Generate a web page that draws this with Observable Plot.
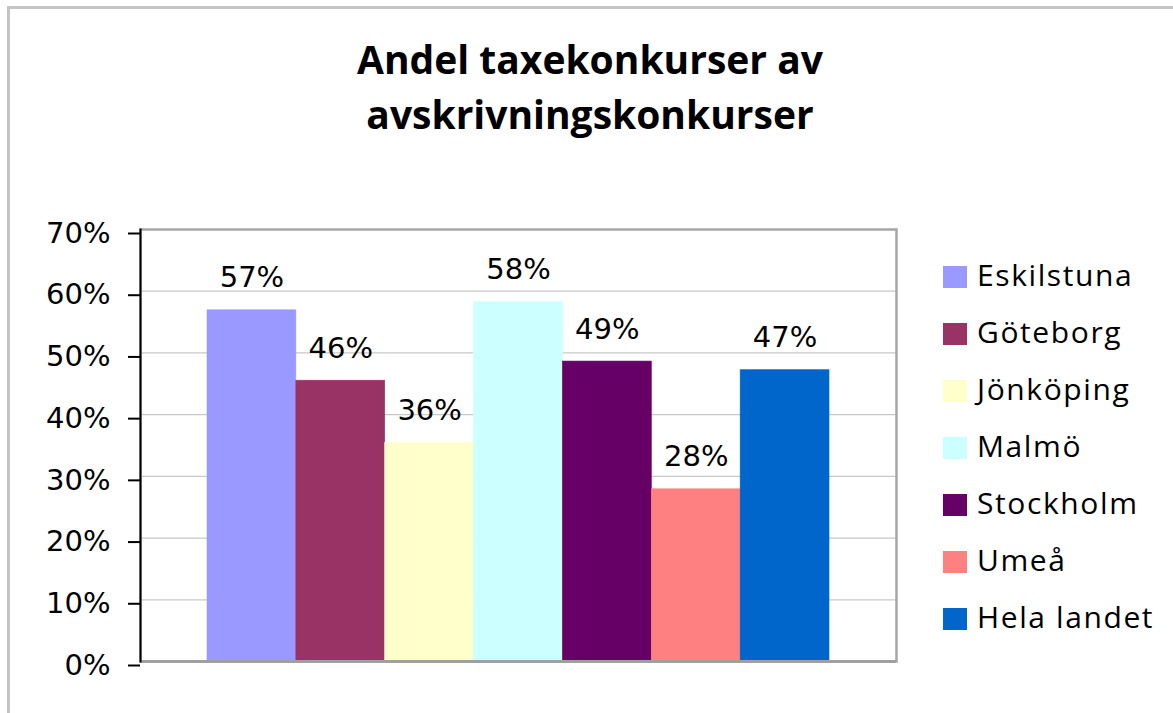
<!DOCTYPE html>
<html>
<head>
<meta charset="utf-8">
<script src="https://cdn.jsdelivr.net/npm/d3@7"></script>
<script src="https://cdn.jsdelivr.net/npm/@observablehq/plot@0.6"></script>
<style>
  html, body { margin: 0; padding: 0; background: #fff; }
  #wrap { position: relative; width: 1173px; height: 713px; overflow: hidden; background: #fff; }
  #border { position: absolute; left: 7px; top: 6px; width: 1200px; height: 800px; border-left: 3px solid #c4c4c4; border-top: 3px solid #c4c4c4; }
  #title { position: absolute; left: 0; width: 1180px; top: 31px; text-align: center; font-family: "Open Sans", sans-serif; font-weight: bold; font-size: 39px; line-height: 55px; color: #000; }
  #chart { position: absolute; left: 0; top: 0; }
  #legend { position: absolute; left: 943px; top: 249px; font-family: "Open Sans", sans-serif; font-size: 30px; letter-spacing: 1.6px; color: #000; }
  .item { position: relative; height: 57px; }
  .sw { position: absolute; left: 0; top: 17px; width: 24px; height: 22px; }
  .lab { position: absolute; left: 34px; top: 6px; white-space: nowrap; line-height: 40px; }
</style>
</head>
<body>
<div id="wrap">
  <div id="border"></div>
  <div id="title">Andel taxekonkurser av<br>avskrivningskonkurser</div>
  <div id="chart"></div>
  <div id="legend"></div>
</div>
<script>
const names = ["Eskilstuna", "Göteborg", "Jönköping", "Malmö", "Stockholm", "Umeå", "Hela landet"];
const values = [0.569, 0.455, 0.354, 0.582, 0.486, 0.279, 0.472];
const labels = ["57%", "46%", "36%", "58%", "49%", "28%", "47%"];
const colors = ["#9999ff", "#993366", "#ffffcc", "#ccffff", "#660066", "#ff8080", "#0066cc"];
const yTicks = [0, 0.1, 0.2, 0.3, 0.4, 0.5, 0.6, 0.7];

const data = names.map((n, i) => ({name: n, value: values[i], label: labels[i]}));

const chart = Plot.plot({
  width: 900,
  height: 713,
  marginLeft: 140,
  marginRight: 4,
  marginTop: 229,
  marginBottom: 52,
  style: {fontFamily: "DejaVu Sans", fontSize: "29px", color: "#000", background: "transparent"},
  x: {domain: names, paddingInner: 0, paddingOuter: 0.754, round: false, axis: null},
  y: {domain: [0, 0.7], label: null},
  color: {domain: names, range: colors},
  marks: [
    Plot.ruleY(yTicks.slice(1, -1), {stroke: "#c8c8c8", strokeWidth: 1.3, strokeOpacity: 1}),
    Plot.barY(data, {x: "name", y: "value", fill: "name", stroke: "name", strokeWidth: 0.6}),
    Plot.frame({stroke: "#a6a6a6", strokeWidth: 2.5}),
    Plot.ruleY([0], {stroke: "#a0a0a0", strokeWidth: 3}),
    Plot.axisY({ticks: yTicks, tickFormat: d3.format(".0%"), tickSize: 12, tickPadding: 18, stroke: "#000", strokeWidth: 2, strokeOpacity: 1, fontSize: 29, dy: 4, label: null}),
    Plot.frame({anchor: "left", stroke: "#000", strokeWidth: 2}),
    Plot.text(data, {x: "name", y: "value", text: "label", lineAnchor: "bottom", dy: -23, fontSize: 29, fill: "#000"})
  ]
});
document.getElementById("chart").appendChild(chart);

const legend = document.getElementById("legend");
names.forEach((n, i) => {
  const item = document.createElement("div");
  item.className = "item";
  const sw = document.createElement("div");
  sw.className = "sw";
  sw.style.background = colors[i];
  const lab = document.createElement("div");
  lab.className = "lab";
  lab.textContent = n;
  item.appendChild(sw);
  item.appendChild(lab);
  legend.appendChild(item);
});
</script>
</body>
</html>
^^^^^^^^
Written exercise - Repeat the full listing above exactly, with no pictures in the copy.

Exercise response -
Generate a web page that draws this with Observable Plot.
<!DOCTYPE html>
<html>
<head>
<meta charset="utf-8">
<script src="https://cdn.jsdelivr.net/npm/d3@7"></script>
<script src="https://cdn.jsdelivr.net/npm/@observablehq/plot@0.6"></script>
<style>
  html, body { margin: 0; padding: 0; background: #fff; }
  #wrap { position: relative; width: 1173px; height: 713px; overflow: hidden; background: #fff; }
  #border { position: absolute; left: 7px; top: 6px; width: 1200px; height: 800px; border-left: 3px solid #c4c4c4; border-top: 3px solid #c4c4c4; }
  #title { position: absolute; left: 0; width: 1180px; top: 31px; text-align: center; font-family: "Open Sans", sans-serif; font-weight: bold; font-size: 39px; line-height: 55px; color: #000; }
  #chart { position: absolute; left: 0; top: 0; }
  #legend { position: absolute; left: 943px; top: 249px; font-family: "Open Sans", sans-serif; font-size: 30px; letter-spacing: 1.6px; color: #000; }
  .item { position: relative; height: 57px; }
  .sw { position: absolute; left: 0; top: 17px; width: 24px; height: 22px; }
  .lab { position: absolute; left: 34px; top: 6px; white-space: nowrap; line-height: 40px; }
</style>
</head>
<body>
<div id="wrap">
  <div id="border"></div>
  <div id="title">Andel taxekonkurser av<br>avskrivningskonkurser</div>
  <div id="chart"></div>
  <div id="legend"></div>
</div>
<script>
const names = ["Eskilstuna", "Göteborg", "Jönköping", "Malmö", "Stockholm", "Umeå", "Hela landet"];
const values = [0.569, 0.455, 0.354, 0.582, 0.486, 0.279, 0.472];
const labels = ["57%", "46%", "36%", "58%", "49%", "28%", "47%"];
const colors = ["#9999ff", "#993366", "#ffffcc", "#ccffff", "#660066", "#ff8080", "#0066cc"];
const yTicks = [0, 0.1, 0.2, 0.3, 0.4, 0.5, 0.6, 0.7];

const data = names.map((n, i) => ({name: n, value: values[i], label: labels[i]}));

const chart = Plot.plot({
  width: 900,
  height: 713,
  marginLeft: 140,
  marginRight: 4,
  marginTop: 229,
  marginBottom: 52,
  style: {fontFamily: "DejaVu Sans", fontSize: "29px", color: "#000", background: "transparent"},
  x: {domain: names, paddingInner: 0, paddingOuter: 0.754, round: false, axis: null},
  y: {domain: [0, 0.7], label: null},
  color: {domain: names, range: colors},
  marks: [
    Plot.ruleY(yTicks.slice(1, -1), {stroke: "#c8c8c8", strokeWidth: 1.3, strokeOpacity: 1}),
    Plot.barY(data, {x: "name", y: "value", fill: "name", stroke: "name", strokeWidth: 0.6}),
    Plot.frame({stroke: "#a6a6a6", strokeWidth: 2.5}),
    Plot.ruleY([0], {stroke: "#a0a0a0", strokeWidth: 3}),
    Plot.axisY({ticks: yTicks, tickFormat: d3.format(".0%"), tickSize: 12, tickPadding: 18, stroke: "#000", strokeWidth: 2, strokeOpacity: 1, fontSize: 29, dy: 4, label: null}),
    Plot.frame({anchor: "left", stroke: "#000", strokeWidth: 2}),
    Plot.text(data, {x: "name", y: "value", text: "label", lineAnchor: "bottom", dy: -23, fontSize: 29, fill: "#000"})
  ]
});
document.getElementById("chart").appendChild(chart);

const legend = document.getElementById("legend");
names.forEach((n, i) => {
  const item = document.createElement("div");
  item.className = "item";
  const sw = document.createElement("div");
  sw.className = "sw";
  sw.style.background = colors[i];
  const lab = document.createElement("div");
  lab.className = "lab";
  lab.textContent = n;
  item.appendChild(sw);
  item.appendChild(lab);
  legend.appendChild(item);
});
</script>
</body>
</html>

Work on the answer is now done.